Big Changes On The Horizon
The friendly folks at EA Sports were kind enough to invite GameCritics to a closed beta of the hotly anticipated Madden NFL 23. Obviously, I jumped at the chance to spend a few hours with it, as this latest Madden is expected to represent actual forward progress into the current generation of consoles, and not just a cross-generation juke step.
Right out of the gate, it’s abundantly clear that EA is laser-focused on enhanced realism for the series — at least for current-gen console owners — as the all-new FieldSENSE is reflected in nearly every aspect of gameplay. Long-time Madden enthusiasts are likely aware of EA’s penchant for gameplay gimmicks which have produced mixed results over the years, but they can rest assured that FieldSENSE is an innovation on par with icon-based passing and the hit stick physics. It’s not another “passing cone” misstep.
So what is it? FieldSENSE isn’t a solitary gameplay feature, but rather an overhauled series of control upgrades that put more emphasis on player physics, accurate defensive controls, and revised passing options that (hopefully) put an end to questionable receiving statistics.
In the few hours I spent with the beta, it’s clear that FieldSENSE is still largely a work in progress, but there is a notable improvement in the overall feel, which leans heavily on the simulation side of things. Now, poor pass timing will have hyper-realistic results and fewer “magical” grabs in heavy traffic. Likewise, not utilizing the revised pass placement will result in more drops than a decade of Cleveland Browns highlights.
In single-player modes, I imagine this new approach won’t make much of a difference since the difficulty sliders are always there to help. But, my gut reaction is that this shift toward realism might frustrate newcomers looking to take their skills online. Madden enthusiasts who enjoy a challenge will likely master the new controls in short order and will dominate online contests like never before.
Likewise, the new defensive controls put more emphasis on precision and location. Users will not only have more control over the timing of their tackles, but also over their placement. This means lower tackles will trip up weaker runners, but it also might allow higher-ranked athletes to break free for large gains. Previous editions of Madden have hinted at this level of accuracy but were mired in predetermined animations that ultimately took control away from players. Though rough at this point in the beta, it was clear that my controller input had a greater impact on each play.
There’s still plenty of time for developers to polish this revamped system and I’m sure EA has no intention of alienating new users, so there’s no need for fans to panic. But, the pendulum is seemingly swinging in the direction of experienced players.
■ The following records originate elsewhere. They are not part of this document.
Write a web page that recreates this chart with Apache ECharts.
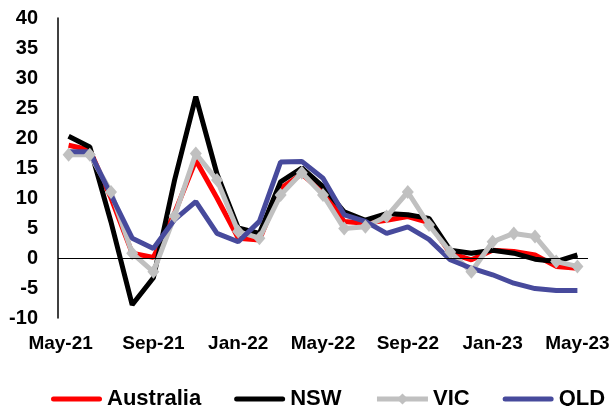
<!DOCTYPE html>
<html>
<head>
<meta charset="utf-8">
<style>
  html, body { margin: 0; padding: 0; background: #fff; }
  #chart { width: 616px; height: 406px; }
</style>
<script src="https://cdn.jsdelivr.net/npm/echarts@6/dist/echarts.min.js"></script>
</head>
<body>
<div id="chart"></div>
<script>
// Monthly categories, May-21 to May-23
const months = [
  'May-21', 'Jun-21', 'Jul-21', 'Aug-21', 'Sep-21', 'Oct-21', 'Nov-21', 'Dec-21',
  'Jan-22', 'Feb-22', 'Mar-22', 'Apr-22', 'May-22', 'Jun-22', 'Jul-22', 'Aug-22',
  'Sep-22', 'Oct-22', 'Nov-22', 'Dec-22', 'Jan-23', 'Feb-23', 'Mar-23', 'Apr-23', 'May-23'
];

const australia = [18.8, 18.0, 10.0, 0.8, 0.1, 7.5, 16.3, 10.0, 3.3, 3.0, 11.6, 14.0, 11.0,
  6.1, 5.8, 6.3, 6.9, 5.9, 0.8, -0.3, 1.3, 1.1, 0.5, -1.4, -1.7];
const nsw = [20.3, 18.5, 6.0, -7.8, -3.3, 13.0, 26.9, 14.0, 5.0, 4.1, 12.7, 15.0, 11.9,
  7.7, 6.3, 7.4, 7.2, 6.6, 1.3, 0.8, 1.3, 0.8, -0.2, -0.6, 0.5];
const vic = [17.2, 17.2, 11.0, 0.8, -2.3, 7.0, 17.4, 13.0, 4.4, 3.3, 10.5, 14.2, 10.5,
  4.9, 5.2, 6.9, 11.0, 5.5, 1.0, -2.3, 2.7, 4.1, 3.6, -0.6, -1.4];
const qld = [17.7, 17.7, 10.5, 3.3, 1.6, 6.4, 9.4, 4.1, 2.7, 6.1, 16.0, 16.1, 13.3,
  7.2, 6.1, 4.1, 5.2, 3.1, -0.3, -1.7, -2.8, -4.2, -5.1, -5.4, -5.4];

const yMin = -10, yMax = 40, yStep = 5;

const FONT = "'Liberation Sans', Arial, sans-serif";

// rounded stroke used as the legend key for the marker-less series
const LINE_ICON = 'path://M2.5,0 L48.5,0 A2.5,2.5 0 0 1 48.5,5 L2.5,5 A2.5,2.5 0 0 1 2.5,0 Z';

const chart = echarts.init(document.getElementById('chart'), null, { renderer: 'canvas' });

function lineSeries(name, data, color, extra) {
  return Object.assign({
    name: name,
    type: 'line',
    data: data,
    symbol: 'none',
    lineStyle: { color: color, width: 5 },
    itemStyle: { color: color },
    animation: false
  }, extra || {});
}

chart.setOption({
  animation: false,
  backgroundColor: '#fff',
  grid: { left: 58, right: 28, top: 18, bottom: 88, containLabel: false },
  xAxis: {
    type: 'category',
    data: months,
    boundaryGap: true,
    axisLine: { show: false, onZero: false },
    axisTick: { show: false },
    splitLine: { show: false },
    axisLabel: {
      interval: 3,
      margin: 16,
      color: '#000',
      fontFamily: FONT,
      fontWeight: 'bold',
      fontSize: 19,
      formatter: function (value, index) {
        return index === 0 ? '{first|' + value + '}' : value;
      },
      rich: {
        first: {
          color: '#000',
          fontFamily: FONT,
          fontWeight: 'bold',
          fontSize: 19,
          padding: [0, 16, 0, 0]
        }
      }
    }
  },
  yAxis: {
    type: 'value',
    min: yMin,
    max: yMax,
    interval: yStep,
    axisLine: { show: true, lineStyle: { color: '#000', width: 1.5 } },
    axisTick: { show: false },
    splitLine: { show: false },
    axisLabel: {
      margin: 20,
      color: '#000',
      fontFamily: FONT,
      fontWeight: 'bold',
      fontSize: 20
    }
  },
  legend: {
    left: 46,
    top: 383,
    itemWidth: 51,
    itemHeight: 14,
    itemGap: 33,
    textStyle: { color: '#000', fontFamily: FONT, fontWeight: 'bold', fontSize: 22 },
    data: [
      { name: 'Australia', icon: LINE_ICON },
      { name: 'NSW', icon: LINE_ICON },
      { name: 'VIC', lineStyle: { width: 5 }, itemStyle: { borderWidth: 0 } },
      { name: 'QLD', icon: LINE_ICON }
    ]
  },
  series: [
    lineSeries('Australia', australia, '#FF0000', {
      markLine: {
        silent: true,
        symbol: ['none', 'none'],
        label: { show: false },
        lineStyle: { color: '#000', width: 1.2, type: 'solid' },
        data: [{ yAxis: 0 }],
        animation: false
      }
    }),
    lineSeries('NSW', nsw, '#000000'),
    lineSeries('VIC', vic, '#C0C0C0', {
      symbol: 'diamond',
      symbolSize: [12, 14],
      showSymbol: true
    }),
    lineSeries('QLD', qld, '#474A9C')
  ]
});
</script>
</body>
</html>
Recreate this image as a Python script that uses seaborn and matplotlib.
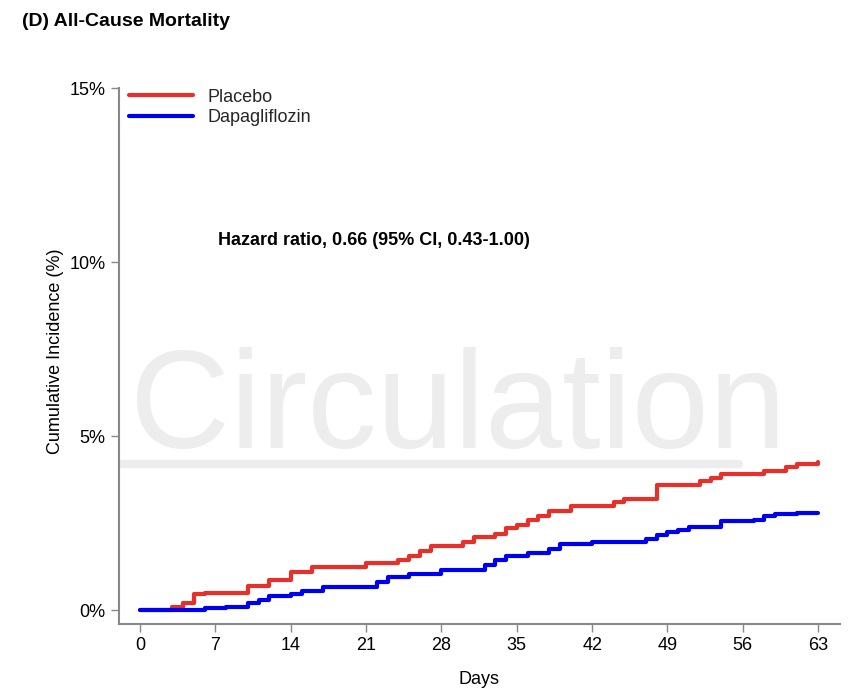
import matplotlib.pyplot as plt
import seaborn as sns
import pandas as pd

sns.set_style("white")
plt.rcParams['font.family'] = ['Liberation Sans', 'DejaVu Sans']

# step data (day, cumulative %)
placebo_days = [0, 3, 4, 5, 6, 10, 12, 14, 16, 21, 24, 25, 26, 27, 30, 31, 33, 34, 35, 36,
                37, 38, 40, 44, 45, 48, 52, 53, 54, 58, 60, 61, 63]
placebo_pct = [0, 0.1, 0.2, 0.45, 0.5, 0.7, 0.85, 1.1, 1.25, 1.35, 1.45, 1.55, 1.7, 1.85,
               1.95, 2.1, 2.2, 2.35, 2.45, 2.6, 2.7, 2.85, 3.0, 3.1, 3.2, 3.6, 3.7, 3.8,
               3.9, 4.0, 4.1, 4.2, 4.25]
dapa_days = [0, 6, 8, 10, 11, 12, 14, 15, 17, 22, 23, 25, 28, 32, 33, 34, 36, 38, 39, 42,
             47, 48, 49, 50, 51, 54, 57, 58, 59, 61, 63]
dapa_pct = [0, 0.05, 0.1, 0.2, 0.3, 0.4, 0.45, 0.55, 0.65, 0.8, 0.95, 1.05, 1.15, 1.3,
            1.45, 1.55, 1.65, 1.75, 1.9, 1.95, 2.05, 2.15, 2.25, 2.3, 2.4, 2.55, 2.6, 2.7,
            2.75, 2.8, 2.8]
xticks = [0, 7, 14, 21, 28, 35, 42, 49, 56, 63]
yticks = [0, 5, 10, 15]

df = pd.concat([
    pd.DataFrame({'day': placebo_days, 'pct': placebo_pct, 'arm': 'Placebo'}),
    pd.DataFrame({'day': dapa_days, 'pct': dapa_pct, 'arm': 'Dapagliflozin'}),
])

fig = plt.figure(figsize=(8.66, 6.93), dpi=100)
ax = fig.add_axes([0.137, 0.0996, 0.8326, 0.788])

# watermark
ax.text(29.5, 5.7, 'Circulation', fontsize=100, color='#ededed', ha='center', va='center',
        fontweight='light', zorder=0)
ax.axhline(4.2, xmin=-0.01, xmax=0.86, color='#ededed', lw=6, zorder=0)

sns.lineplot(data=df, x='day', y='pct', hue='arm', drawstyle='steps-post',
             palette={'Placebo': '#e8302a', 'Dapagliflozin': '#0000f0'}, lw=3,
             ax=ax, legend=False)
ax.plot([], [], color='#e8302a', lw=3, label='Placebo')
ax.plot([], [], color='#0000f0', lw=3, label='Dapagliflozin')
ax.legend(loc='upper left', frameon=False, fontsize=13, handlelength=3.5,
          borderaxespad=0.2, labelspacing=0.2)

ax.text(7.2, 10.5, 'Hazard ratio, 0.66 (95% CI, 0.43-1.00)', fontsize=13,
        fontweight='bold', color='black')

ax.set_xlim(-2, 65)
ax.set_ylim(-0.4, 15.3)
ax.set_xticks(xticks)
ax.set_yticks(yticks)
ax.set_yticklabels([f'{v}%' for v in yticks])
ax.tick_params(axis='both', direction='out', length=6, width=1, color='#888888',
               labelsize=13, bottom=True, left=True, labelcolor='black')
for s in ['top', 'right']:
    ax.spines[s].set_visible(False)
for s in ['left', 'bottom']:
    ax.spines[s].set_color('#888888')
    ax.spines[s].set_linewidth(1.5)
ax.spines['left'].set_bounds(-0.4, 15)
ax.set_xlabel('Days', fontsize=13, labelpad=12, color='black')
ax.set_ylabel('Cumulative Incidence (%)', fontsize=13, color='black')

fig.text(0.025, 0.962, '(D) All-Cause Mortality', fontsize=14, fontweight='bold',
         color='black')

fig.savefig('out.png')
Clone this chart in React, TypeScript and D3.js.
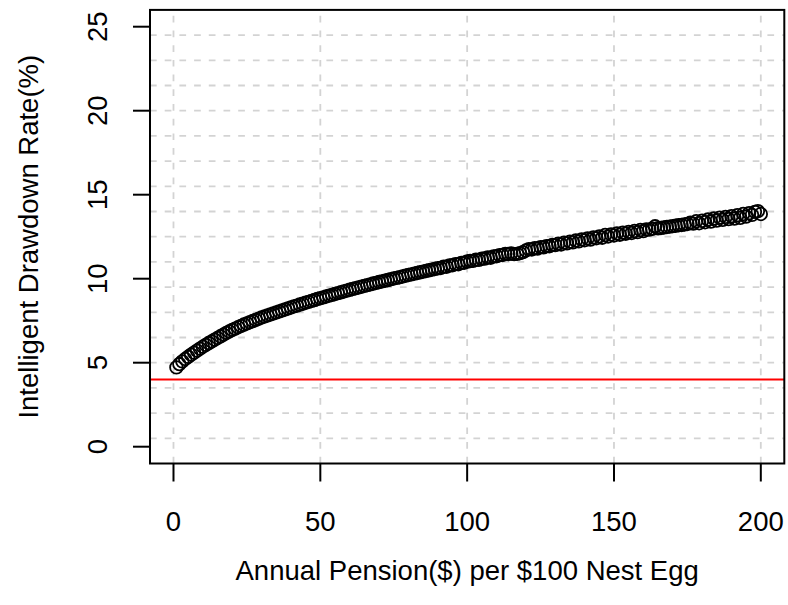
import React from "react";
import * as d3 from "d3";

// x values: annual pension per $100 nest egg (1..200)
const pension: number[] = Array.from({ length: 200 }, (_, i) => i + 1);

// intelligent drawdown rate (%), one per pension value
const drawdown: number[] = [
  4.72, 4.92, 5.08, 5.22, 5.35, 5.48, 5.60, 5.72, 5.84, 5.95,
  6.06, 6.17, 6.27, 6.37, 6.47, 6.57, 6.67, 6.77, 6.86, 6.95,
  7.03, 7.11, 7.19, 7.27, 7.34, 7.41, 7.48, 7.55, 7.62, 7.69,
  7.75, 7.81, 7.87, 7.93, 7.99, 8.05, 8.11, 8.17, 8.23, 8.29,
  8.35, 8.40, 8.46, 8.51, 8.57, 8.62, 8.68, 8.73, 8.79, 8.84,
  8.89, 8.94, 8.99, 9.04, 9.09, 9.14, 9.19, 9.24, 9.29, 9.34,
  9.39, 9.43, 9.48, 9.52, 9.57, 9.62, 9.66, 9.71, 9.75, 9.80,
  9.84, 9.88, 9.92, 9.97, 10.01, 10.05, 10.09, 10.13, 10.18, 10.22,
  10.26, 10.30, 10.34, 10.38, 10.42, 10.46, 10.50, 10.54, 10.58, 10.62,
  10.64, 10.72, 10.71, 10.79, 10.80, 10.87, 10.86, 10.94, 10.95, 11.02,
  11.05, 11.06, 11.13, 11.12, 11.19, 11.20, 11.27, 11.25, 11.33, 11.34,
  11.40, 11.41, 11.48, 11.47, 11.50, 11.46, 11.48, 11.52, 11.58, 11.68,
  11.76, 11.74, 11.82, 11.80, 11.88, 11.87, 11.94, 11.93, 12.01, 12.00,
  12.08, 12.04, 12.15, 12.10, 12.20, 12.16, 12.27, 12.22, 12.34, 12.29,
  12.40, 12.33, 12.46, 12.41, 12.52, 12.44, 12.60, 12.51, 12.63, 12.57,
  12.70, 12.62, 12.74, 12.68, 12.79, 12.72, 12.84, 12.77, 12.90, 12.83,
  12.93, 12.92, 12.97, 13.12, 13.00, 13.02, 13.05, 13.08, 13.10, 13.13,
  13.15, 13.18, 13.20, 13.23, 13.26, 13.33, 13.28, 13.42, 13.30, 13.45,
  13.36, 13.52, 13.40, 13.58, 13.46, 13.63, 13.50, 13.68, 13.55, 13.72,
  13.58, 13.78, 13.62, 13.85, 13.70, 13.90, 13.80, 13.98, 14.02, 13.85,
];

const xTicks: number[] = [0, 50, 100, 150, 200];
const yTicks: number[] = [0, 5, 10, 15, 20, 25];
const yGrid: number[] = [0.5, 2, 3.5, 5, 6.5, 8, 9.5, 11, 12.5, 14, 15.5, 17, 18.5, 20, 21.5, 23, 24.5];
const refRate: number = 4;

const xTitle = "Annual Pension($) per $100 Nest Egg";
const yTitle = "Intelligent Drawdown Rate(%)";

const W = 788;
const H = 605;
const L = 150;
const R = 784.3;
const T = 9.9;
const B = 463.5;
const FONT = "'Liberation Sans', Arial, Helvetica, sans-serif";
const FS = 27.5;

export default function App() {
  const x = d3.scaleLinear().domain([-8, 208]).range([L, R]);
  const y = d3.scaleLinear().domain([-1, 26]).range([B, T]);
  const gridColor = "#d3d3d3";
  const dash = "6.7 8";
  return (
    <svg
      width={W}
      height={H}
      style={{ position: "absolute", left: 0, top: 0, background: "#fff" }}
      fontFamily={FONT}
    >
      <rect x={0} y={0} width={W} height={H} fill="#fff" />
      {xTicks.map((t) => (
        <line
          key={"gv" + t}
          x1={x(t)}
          x2={x(t)}
          y1={B}
          y2={T}
          stroke={gridColor}
          strokeWidth={1.8}
          strokeDasharray={dash}
        />
      ))}
      {yGrid.map((t) => (
        <line
          key={"gh" + t}
          x1={L}
          x2={R}
          y1={y(t)}
          y2={y(t)}
          stroke={gridColor}
          strokeWidth={1.8}
          strokeDasharray={dash}
        />
      ))}
      {pension.map((p, i) => (
        <circle
          key={"p" + i}
          cx={x(p)}
          cy={y(drawdown[i])}
          r={6.3}
          fill="none"
          stroke="#000"
          strokeWidth={1.8}
        />
      ))}
      <line x1={L} x2={R} y1={y(refRate)} y2={y(refRate)} stroke="#ff0000" strokeWidth={2} />
      <rect x={L} y={T} width={R - L} height={B - T} fill="none" stroke="#000" strokeWidth={2} />
      {xTicks.map((t) => (
        <g key={"xt" + t}>
          <line x1={x(t)} x2={x(t)} y1={B} y2={B + 18} stroke="#000" strokeWidth={2} />
          <text x={x(t)} y={531} textAnchor="middle" fontSize={FS} fill="#000">
            {t}
          </text>
        </g>
      ))}
      {yTicks.map((t) => (
        <g key={"yt" + t}>
          <line x1={L} x2={L - 17} y1={y(t)} y2={y(t)} stroke="#000" strokeWidth={2} />
          <text
            transform={`translate(107,${y(t)}) rotate(-90)`}
            textAnchor="middle"
            fontSize={FS}
            fill="#000"
          >
            {t}
          </text>
        </g>
      ))}
      <text x={(L + R) / 2} y={580} textAnchor="middle" fontSize={FS} fill="#000">
        {xTitle}
      </text>
      <text
        transform={`translate(38,${(T + B) / 2}) rotate(-90)`}
        textAnchor="middle"
        fontSize={FS}
        fill="#000"
      >
        {yTitle}
      </text>
    </svg>
  );
}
Looking beyond the controls, Madden NFL 23 has also begun to hint at improvements to the stalwart Franchise and single-player Face of the Franchise modes, both of which seemed like afterthoughts in the transition to current-gen consoles.
The Franchise mode, while strong in last year’s edition, still lacked any significant innovation. Now, in Madden NFL 23, EA introduces “Motivations” which are intangible goals that enhance contract negotiations by making deals about more than just money. It may not be enough to win back those who abandoned this mode long ago, but it may serve to add some extra personality to this annual micromanagement simulation.
More interesting was the recent addition of “Face of the Franchise” to the closed beta. Instead of telling another rags-to-riches tale of fresh-faced rookies, Madden 23 allows players to step into the cleats of a mid-career underdog, fighting for relevance and playing time. Better performance in this mode will result in more contract offers from a wider range of teams, allowing users to better control the storyline.
This subtle change to the narrative cleverly disguises the way players find a team. In other words, there’s a really good chance a user’s favorite team will offer a fair contract, eliminating the need to play for a team they don’t prefer. It also adds some urgency to the proceedings, since the story isn’t just about justifying a user’s high draft ranking, but rather about proving their worth in the league.
It’s still far too early to make any judgments about Madden NFL 23 and only time will tell if changes like FieldSENSE make a significant difference in the overall experience. That said, there’s definitely more originality on display than we’ve seen for the last few iterations.
Three editions of the game are slated to be released Friday, August 19, 2022 — Xbox Series X/S, PS5, Xbox One, and PS4.